Twenty feet on, the stream was regained by dropping into a narrow trench, to the enormous disappointment of the exploring pair, ten feet long! Just as the cave appeared to have reached sensible dimensions, it closed down: at floor level, a fallen flake barred the way; in the roof, Andrew was able to get only a few feet further, round a sharp corner to the left, where the passage choked in calcite.

Subsequent visits merely confirmed this disappointment; Julian Griffiths managed to squeeze past the flake at floor level before finding the rift to narrow to four or five inches just short of the point that could be reached in the roof; hopes of progress were abandoned and the cave finally surveyed by Julian and Nick Reckert late in October.

Smegmire Pot now consists of a hundred yards of thoroughly sordid progress, but its position in the hydrology of the area makes its premature end positively unfortunate.

small survey, 10k png
Link to larger (1580 x 800) survey, 22k png.

Hydrology

By far the Longest cave in the area is BIRKS FELL CAVE, the celebrated linear system which resurges in mud and gravel only yards from the River Wharfe; its original outflow, though, is HERMIT'S CAVE (Alt 253m), straight on from the Elbow Bend and separated from it by 20m.

The two substantial sinks between Birks Fell and Redmire enter Birks Fell, the first tested to Shooting Box Aven and the second probably flowing to the Aven Two inlet.

The water sinking at Redmire Pot (Alt 366m) does not enter Birks Fell and it is considered that beyond the Redmire sump is another linear system parallel to Birks Fell and resurging at BIRKS WOOD CAVE (Alt 248m, about the same as Hermit's Cave). Birks Wood Cave is a sutficiently large resurgence to account for all the water between Redmire Pot and the streams immediately associated with the FIRTH GILL CAVE. Dye introduced at Redmire has emerged at Birks Wood only 8 hours later, indicating that there is no significant phreas behind the resurgence, and that the intervening streamway is remarkably free of obstruction.

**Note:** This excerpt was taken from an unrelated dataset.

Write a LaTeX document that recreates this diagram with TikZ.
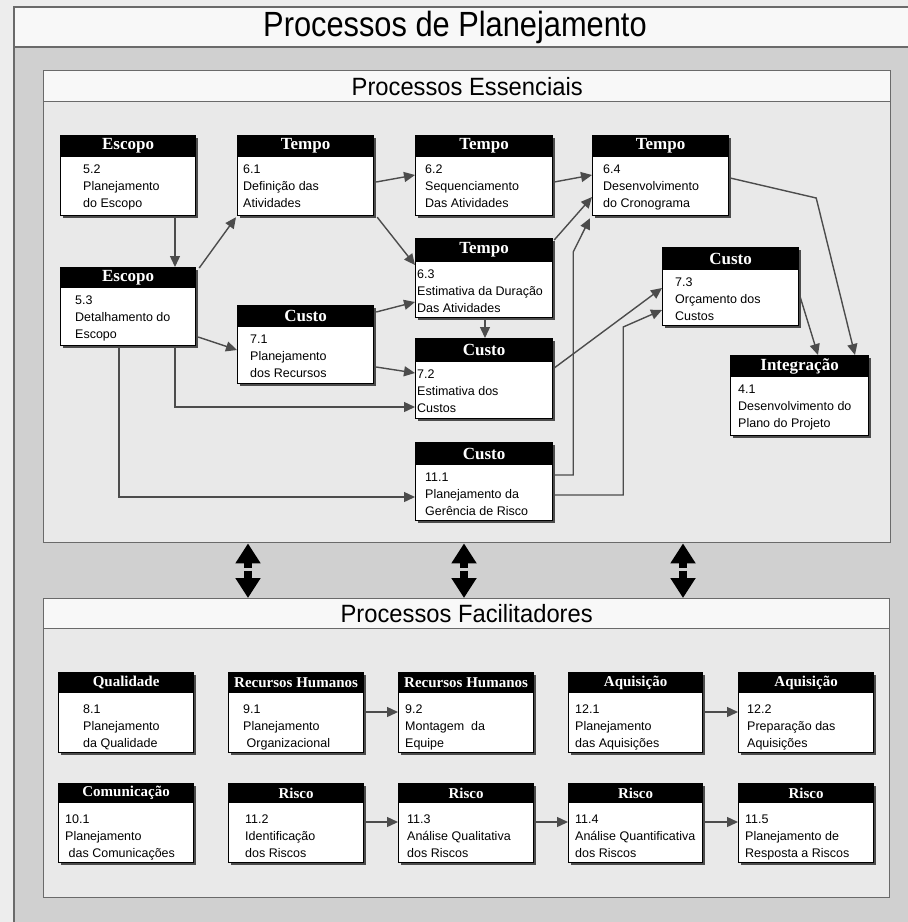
\documentclass[tikz,border=0pt]{standalone}
\usepackage{fontspec}
\setmainfont{Liberation Serif}
\newfontfamily\bodysans{Liberation Sans}
\newfontfamily\narrowsans[FakeStretch=0.88]{Liberation Sans}
\newfontfamily\midsans[FakeStretch=0.95]{Liberation Sans}
\usetikzlibrary{arrows.meta,calc}

\definecolor{pagegray}{HTML}{EDEDED}
\definecolor{bandgray}{HTML}{D0D0D0}
\definecolor{panelgray}{HTML}{E9E9E9}
\definecolor{stripwhite}{HTML}{F8F8F8}
\definecolor{framegray}{HTML}{6A6A6A}
\definecolor{linkgray}{HTML}{4C4C4C}

\tikzset{
  panel/.style={draw=framegray, line width=1.4pt, fill=panelgray, inner sep=0pt, anchor=north west},
  panelhead/.style={draw=framegray, line width=1.4pt, fill=stripwhite, inner sep=0pt, anchor=north,
    font=\midsans\fontsize{25}{28}\selectfont},
  boxbody/.style={draw=black, line width=1.2pt, fill=white, inner sep=0pt, anchor=north west},
  boxshadow/.style={fill=black!70},
  boxhead/.style={fill=black, text=white, inner sep=0pt, anchor=north,
    font=\bfseries\fontsize{17}{20}\selectfont},
  boxtext/.style={inner sep=0pt, anchor=north west, align=left,
    font=\bodysans\fontsize{12.5}{17}\selectfont},
  link/.style={draw=linkgray, line width=1.4pt, -{Triangle[length=11pt,width=10pt]}},
  bothway/.style={draw=black, line width=8pt, -{Triangle[length=20pt,width=24pt]}}
}

% gap between the header bar and the first text line of a process box
\newcommand\boxtextgap{8}
\newcommand\headsmall{\fontsize{15}{18}\selectfont}

% #1 name, #2/#3 top-left, #4/#5 bottom-right, #6 header height,
% #7 text indent, #8 header, #9 body lines
\newcommand\procbox[9]{%
  \fill[boxshadow] ({#2+2.5},{#3+2.5}) rectangle ({#4+2.5},{#5+2.5});
  \node[boxbody, minimum width={#4-#2}, minimum height={#5-#3}] (#1) at (#2,#3) {};
  \node[boxhead, minimum width={#4-#2}, minimum height={#6}] (#1h) at (#1.north) {#8};
  \node[boxtext] (#1t) at ($(#1.north west)+({#7},{#6+\boxtextgap})$) {#9};
}

\begin{document}
\begin{tikzpicture}[x=1pt, y=-1pt]
\useasboundingbox (0,0) rectangle (908,922);

% page, outer band and title strip
\fill[pagegray] (0,0) rectangle (908,922);
\fill[bandgray] (14,47) rectangle (908,922);
\fill[stripwhite] (14,7) rectangle (908,47);
\draw[framegray, line width=1.5pt] (908,7) -- (14,7) -- (14,922);
\draw[framegray, line width=1.5pt] (14,47) -- (908,47);
\node[font=\narrowsans\fontsize{35}{40}\selectfont, inner sep=0pt] (title) at (455,27) {Processos de Planejamento};

% the two panels
\node[panel, minimum width=847, minimum height=472] (ess) at (43,70) {};
\node[panelhead, minimum width=847, minimum height=31] (essh) at (ess.north) {Processos Essenciais};
\node[panel, minimum width=846, minimum height=299] (fac) at (43,598) {};
\node[panelhead, minimum width=846, minimum height=30] (fach) at (fac.north) {Processos Facilitadores};

% links between the panels
\coordinate (d1) at (248,569);
\coordinate (d2) at (464,569);
\coordinate (d3) at (683,569);
\foreach \d in {d1,d2,d3} {
  \draw[bothway] ($(\d)+(0,-1.5)$) -- (\d |- ess.south);
  \draw[bothway] ($(\d)+(0,1.5)$) -- (\d |- fac.north);
}

% core processes
\procbox{e52}{60}{135}{195}{215}{22}{23}{Escopo}{5.2\\Planejamento\\do Escopo}
\procbox{e61}{237}{135}{373}{215}{22}{6}{Tempo}{6.1\\Definição das\\Atividades}
\procbox{e62}{415}{135}{552}{215}{22}{10}{Tempo}{6.2\\Sequenciamento\\Das Atividades}
\procbox{e64}{592}{135}{728}{215}{22}{11}{Tempo}{6.4\\Desenvolvimento\\do Cronograma}
\procbox{e53}{60}{267}{195}{345}{21}{15}{Escopo}{5.3\\Detalhamento do\\Escopo}
\procbox{e63}{415}{238}{552}{317}{24}{2}{Tempo}{6.3\\Estimativa da Duração\\Das Atividades}
\procbox{e71}{237}{305}{373}{383}{22}{13}{Custo}{7.1\\Planejamento\\dos Recursos}
\procbox{e72}{415}{338}{552}{418}{24}{2}{Custo}{7.2\\Estimativa dos\\Custos}
\procbox{e111}{415}{442}{552}{520}{23}{10}{Custo}{11.1\\Planejamento da\\Gerência de Risco}
\procbox{e73}{662}{247}{798}{325}{23}{13}{Custo}{7.3\\Orçamento dos\\Custos}
\procbox{e41}{730}{355}{868}{435}{22}{8}{Integração}{4.1\\Desenvolvimento do\\Plano do Projeto}

% flow among core processes
\draw[link] ($(e52.south west)+(115,0)$) -- ($(e53.north west)+(115,0)$);
\draw[link] ($(e53.north east)+(3,1)$) -- ($(e61.south west)+(-1,1)$);
\draw[link] ($(e61.north east)+(2,47)$) -- ($(e62.north west)+(0,40)$);
\draw[link] ($(e61.south east)+(3,1)$) -- ($(e63.north west)+(0,27)$);
\draw[link] ($(e71.north east)+(2,7)$) -- ($(e63.north west)+(0,64)$);
\draw[link] ($(e53.north east)+(2,70)$) -- ($(e71.north west)+(0,45)$);
\draw[link] ($(e71.north east)+(2,62)$) -- ($(e72.north west)+(0,35)$);
\draw[link] ($(e53.south west)+(115,0)$) |- ($(e72.north west)+(0,69)$);
\draw[link] ($(e53.south west)+(59,0)$) |- ($(e111.north west)+(0,55)$);
\draw[link] ($(e63.south west)+(70,0)$) -- ($(e72.north west)+(70,0)$);
\draw[link] ($(e62.north east)+(1,47)$) -- ($(e64.north west)+(0,40)$);
\draw[link] ($(e63.north east)+(1,2)$) -- ($(e64.north west)+(0,62)$);
\draw[link] ($(e111.north east)+(1,33)$) -- ++(19,0) -- ++(0,-223) -- ($(e64.south west)+(-2,2)$);
\draw[link] ($(e72.north east)+(1,30)$) -- ($(e73.north west)+(0,41)$);
\draw[link] ($(e111.north east)+(1,53)$) -- ++(69,0) -- ++(0,-168) -- ($(e73.north west)+(0,63)$);
\draw[link] ($(e64.north east)+(1,43)$) -- ($(e64.north east)+(87,63)$) -- ($(e41.north west)+(125,0)$);
\draw[link] ($(e73.north east)+(1,50)$) -- ($(e41.north west)+(88,0)$);

% facilitating processes
\renewcommand\boxtextgap{12}
\procbox{f81}{58}{672}{193}{752}{21}{25}{\headsmall Qualidade}{8.1\\Planejamento\\da Qualidade}
\procbox{f91}{228}{672}{363}{752}{21}{15}{\headsmall Recursos Humanos}{9.1\\Planejamento\\\ Organizacional}
\procbox{f92}{398}{672}{533}{752}{21}{7}{\headsmall Recursos Humanos}{9.2\\Montagem\ \ da\\Equipe}
\procbox{f121}{568}{672}{702}{752}{21}{7}{\headsmall Aquisição}{12.1\\Planejamento\\das Aquisições}
\procbox{f122}{738}{672}{873}{752}{21}{9}{\headsmall Aquisição}{12.2\\Preparação das\\Aquisições}
\procbox{f101}{58}{783}{193}{862}{20}{7}{\headsmall Comunicação}{10.1\\Planejamento\\\ das Comunicações}
\procbox{f112}{228}{783}{363}{862}{20}{17}{\headsmall Risco}{11.2\\Identificação\\dos Riscos}
\procbox{f113}{398}{783}{533}{862}{20}{9}{\headsmall Risco}{11.3\\Análise Qualitativa\\dos Riscos}
\procbox{f114}{568}{783}{702}{862}{20}{7}{\headsmall Risco}{11.4\\Análise Quantificativa\\dos Riscos}
\procbox{f115}{738}{783}{873}{862}{20}{7}{\headsmall Risco}{11.5\\Planejamento de\\Resposta a Riscos}

\draw[link] ($(f91.north east)+(1,40)$) -- ($(f92.north west)+(0,40)$);
\draw[link] ($(f121.north east)+(1,40)$) -- ($(f122.north west)+(0,40)$);
\draw[link] ($(f112.north east)+(1,39)$) -- ($(f113.north west)+(0,39)$);
\draw[link] ($(f113.north east)+(1,39)$) -- ($(f114.north west)+(0,39)$);
\draw[link] ($(f114.north east)+(1,39)$) -- ($(f115.north west)+(0,39)$);
\end{tikzpicture}
\end{document}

Redmire Pot ends disappointingly in a sump of 25m, just after breaking through the Yoredale limestones and into the Hardraw and the Great Scar. Its only inlet is that before the the sump, which must be that from the sink between Redmire and Smegmire. To confirm this, Julian Griffiths and Tony White (ULSA) put a quantity of rhodamine in Smegmire on a visit in April 1976. No trace was found in Redmire; the water must enter beyond the sump.

Despite its potential as the door to a second, more severe, Birks Fell, the Redmire sump was not dived until mid-October 1975, when Cohn Edmunds of the CDG found it impassably tight (1).

Smegmire's end is at the same height as the Redmire entrance. It has therefore some 25m to drop, 10m of it in Yoredales, before it enters the Redmire system beyond the sump; some very severe passage, ending in a couple of pitches, can be expected.

The potential of Smegmire Pot is certainly there, but it is difficult to see how its present 95m can be added to without prolonged banging (which discounts the rapidly deteriorating relationships with landowners in this part of the Dale); even then, the etfort which would be needed could be more profitably used on other points of attack.